(What you have to do): Copy exactly the lines that run from the top of the listing to the line containing "width=0.31, ax=ax, zorder=3)", both ends included, and omit the pictures.

(Data lines):

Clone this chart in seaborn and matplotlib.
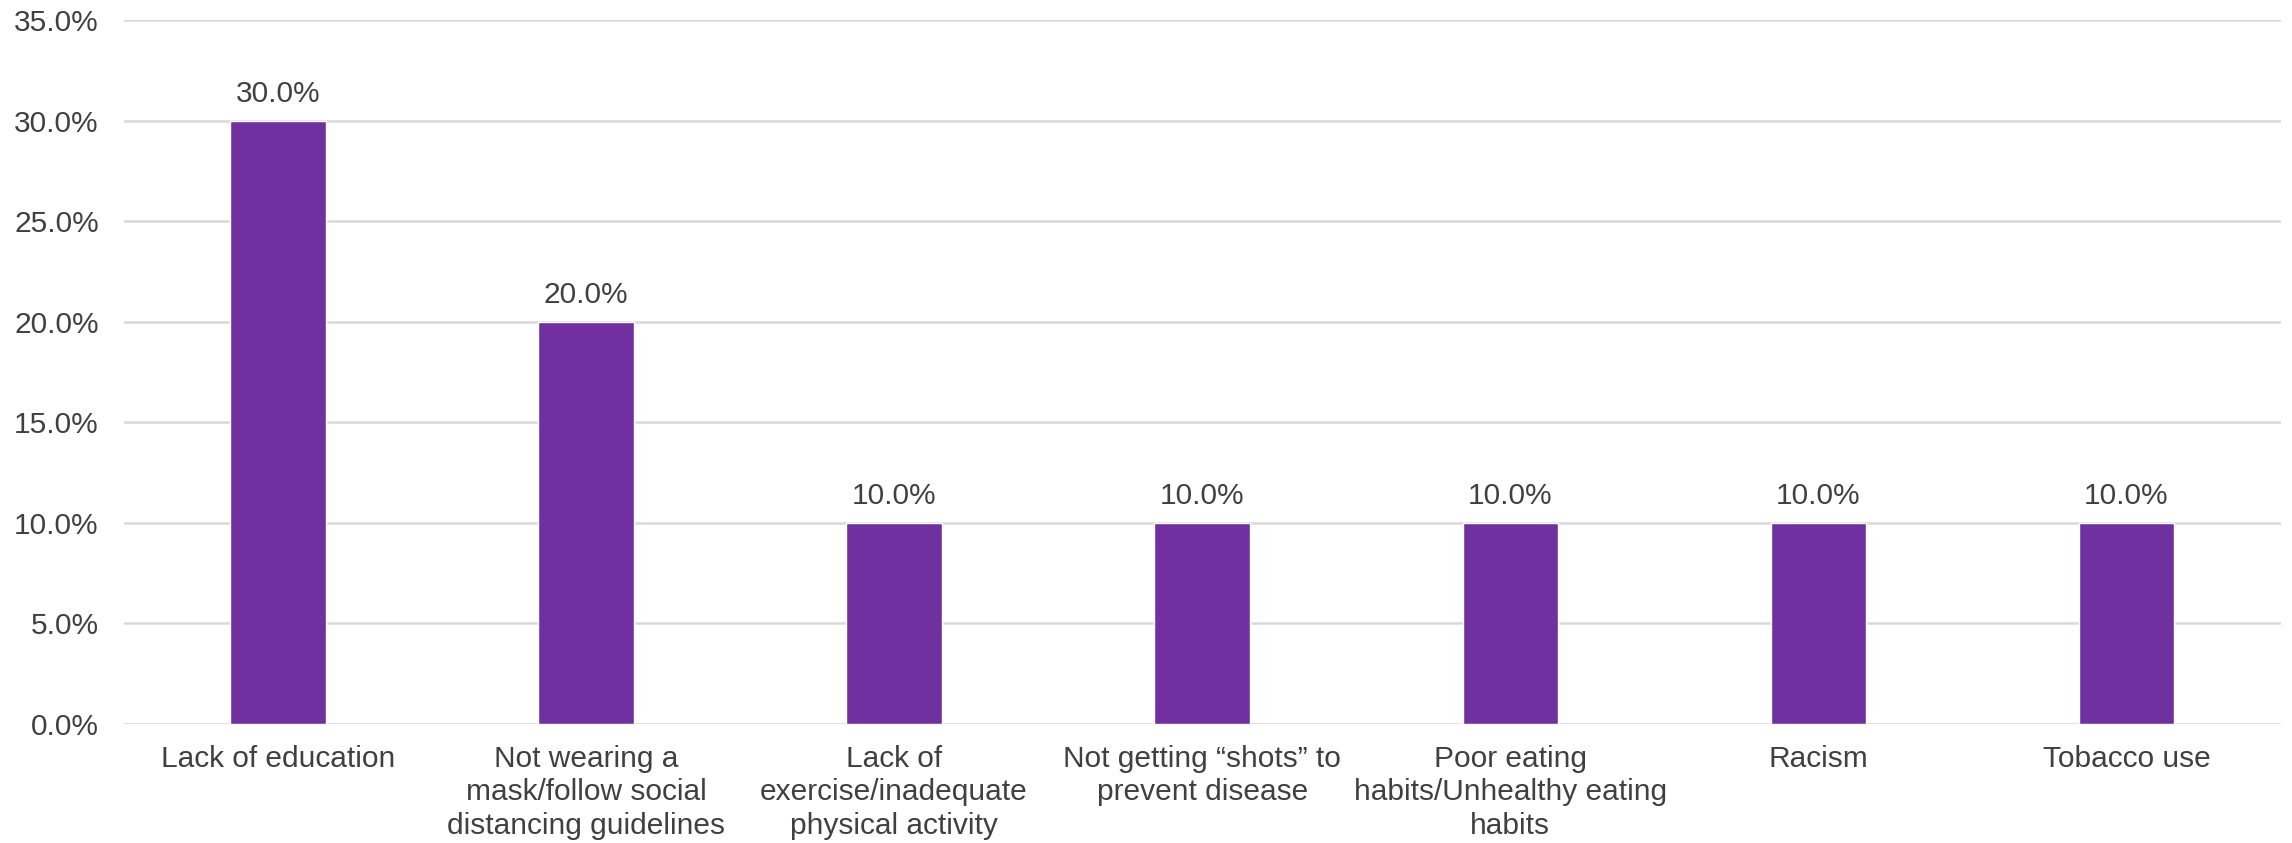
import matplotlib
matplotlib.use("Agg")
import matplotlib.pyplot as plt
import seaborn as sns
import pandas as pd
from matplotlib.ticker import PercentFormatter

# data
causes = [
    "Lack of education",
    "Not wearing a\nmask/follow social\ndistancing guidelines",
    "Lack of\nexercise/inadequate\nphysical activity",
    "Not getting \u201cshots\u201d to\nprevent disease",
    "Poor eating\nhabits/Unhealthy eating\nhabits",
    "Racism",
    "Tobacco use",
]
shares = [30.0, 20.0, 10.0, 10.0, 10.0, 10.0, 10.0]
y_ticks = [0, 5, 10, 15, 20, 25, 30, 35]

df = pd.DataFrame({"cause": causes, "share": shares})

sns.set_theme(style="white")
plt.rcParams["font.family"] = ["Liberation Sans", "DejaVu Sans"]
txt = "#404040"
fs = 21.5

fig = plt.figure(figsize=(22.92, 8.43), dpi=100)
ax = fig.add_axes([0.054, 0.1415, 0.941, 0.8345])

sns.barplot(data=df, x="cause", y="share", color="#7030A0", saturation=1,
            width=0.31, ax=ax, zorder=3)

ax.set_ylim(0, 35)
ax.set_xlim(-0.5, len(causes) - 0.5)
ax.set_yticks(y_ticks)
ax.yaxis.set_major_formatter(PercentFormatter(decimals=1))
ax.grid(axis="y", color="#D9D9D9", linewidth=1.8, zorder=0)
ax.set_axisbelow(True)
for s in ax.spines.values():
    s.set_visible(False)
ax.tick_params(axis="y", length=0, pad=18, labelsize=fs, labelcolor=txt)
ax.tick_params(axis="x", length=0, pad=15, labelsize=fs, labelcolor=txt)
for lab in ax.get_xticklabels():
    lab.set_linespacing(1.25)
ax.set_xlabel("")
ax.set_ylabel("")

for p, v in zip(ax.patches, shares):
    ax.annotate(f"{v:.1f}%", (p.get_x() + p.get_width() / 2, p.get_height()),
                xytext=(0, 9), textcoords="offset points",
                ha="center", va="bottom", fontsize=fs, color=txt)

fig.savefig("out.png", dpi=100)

(Answer in full):
Clone this chart in seaborn and matplotlib.
import matplotlib
matplotlib.use("Agg")
import matplotlib.pyplot as plt
import seaborn as sns
import pandas as pd
from matplotlib.ticker import PercentFormatter

# data
causes = [
    "Lack of education",
    "Not wearing a\nmask/follow social\ndistancing guidelines",
    "Lack of\nexercise/inadequate\nphysical activity",
    "Not getting \u201cshots\u201d to\nprevent disease",
    "Poor eating\nhabits/Unhealthy eating\nhabits",
    "Racism",
    "Tobacco use",
]
shares = [30.0, 20.0, 10.0, 10.0, 10.0, 10.0, 10.0]
y_ticks = [0, 5, 10, 15, 20, 25, 30, 35]

df = pd.DataFrame({"cause": causes, "share": shares})

sns.set_theme(style="white")
plt.rcParams["font.family"] = ["Liberation Sans", "DejaVu Sans"]
txt = "#404040"
fs = 21.5

fig = plt.figure(figsize=(22.92, 8.43), dpi=100)
ax = fig.add_axes([0.054, 0.1415, 0.941, 0.8345])

sns.barplot(data=df, x="cause", y="share", color="#7030A0", saturation=1,
            width=0.31, ax=ax, zorder=3)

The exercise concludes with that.